Music

A Southern Rock Revival

Capricorn Sound Studios reopens in Macon, Georgia, and its museum readies to open its doors January 2

Strike a tuning fork against the floor of Capricorn Sound Studios, which recently reopened, and you can still hear reverberations of the “Macon sound.” In 1969, local impresario Phil Walden heard Duane Allman bend guitar notes that defied physics, and built a studio around him. 

Soon enough, ax slingers trailing long corn-silk hair made the pilgrimage to the geographical navel of Georgia with hopes of cutting a hit track—Wet Willie, the Dixie Dregs, the Marshall Tucker Band. “We longhairs stuck together,” says producer and keyboardist Paul Hornsby. “I take pride that we created a whole new genre of music: Southern rock.” 

The control room at Capricorn Sound Studios.

The downtown studio also became known as an oasis of interracial cooperation in an otherwise divisive era. “It was this color-blind place,” says Jerry Williams, a black vocalist and producer known as Swamp Dogg who recorded there. Capricorn closed in the late 1970s, and the building fell into disrepair and stayed shuttered for decades. 

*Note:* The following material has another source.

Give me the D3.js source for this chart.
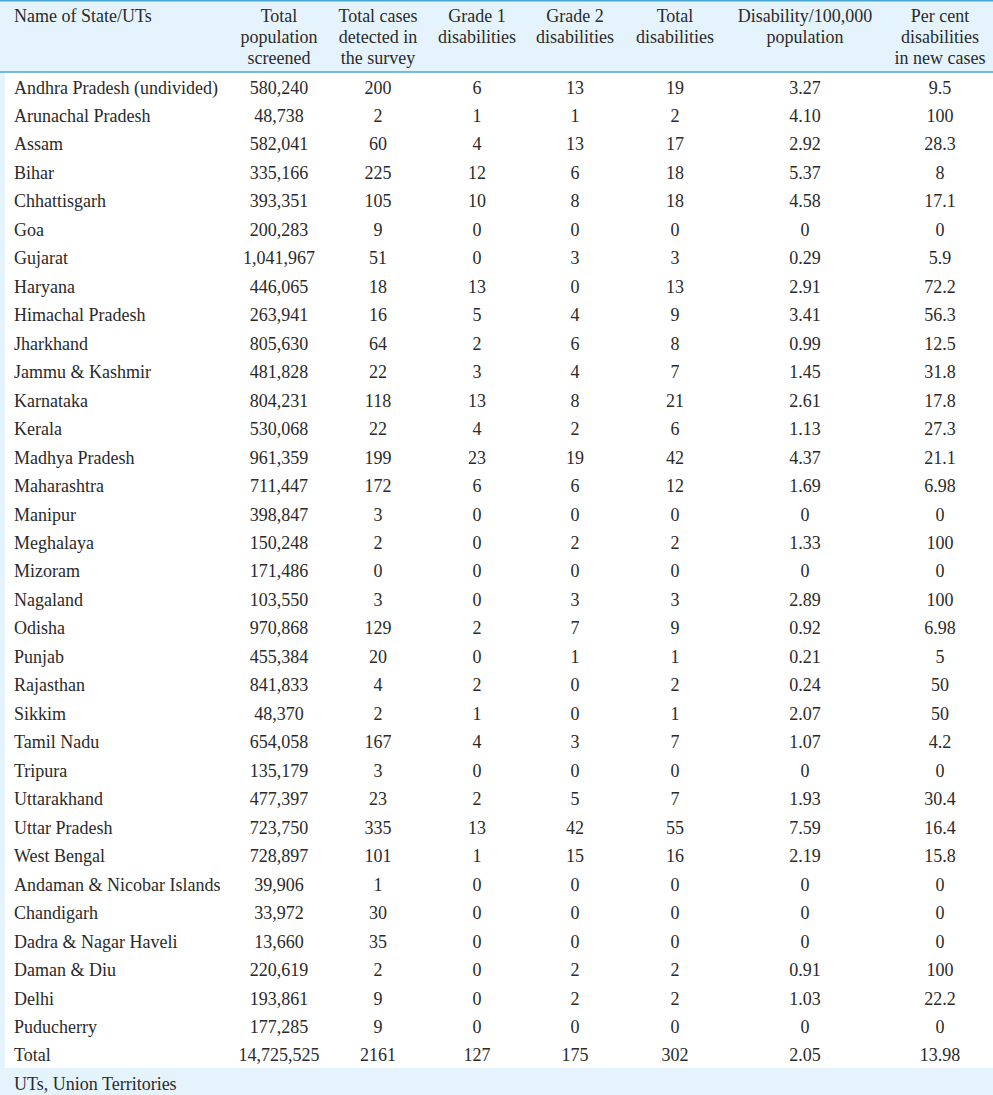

Now, Mercer University in Macon has restored it to its vintage glory, rolling out fresh shag carpeting and rehanging psychedelic art in the greenroom. Recording equipment includes both state-of-the-art digital and old-school analog modeled on the original. Young and seasoned bands alike can reach for that ’70s vibe, or book the studio to pioneer something new. 

The renovated building also functions as a “music incubator” for the university, with twelve rehearsal rooms and an exhibition space featuring a digital catalogue of songs recorded during the heyday. 

A performance from the Robert Lee Coleman Band at the studio’s new exhibition space.

The grand reopening, earlier this month, came fifty years after Capricorn first rocked Georgia, and the nation. An interactive museum, where visitors can listen through a digital archive of music recorded there, opens January 2, 2020.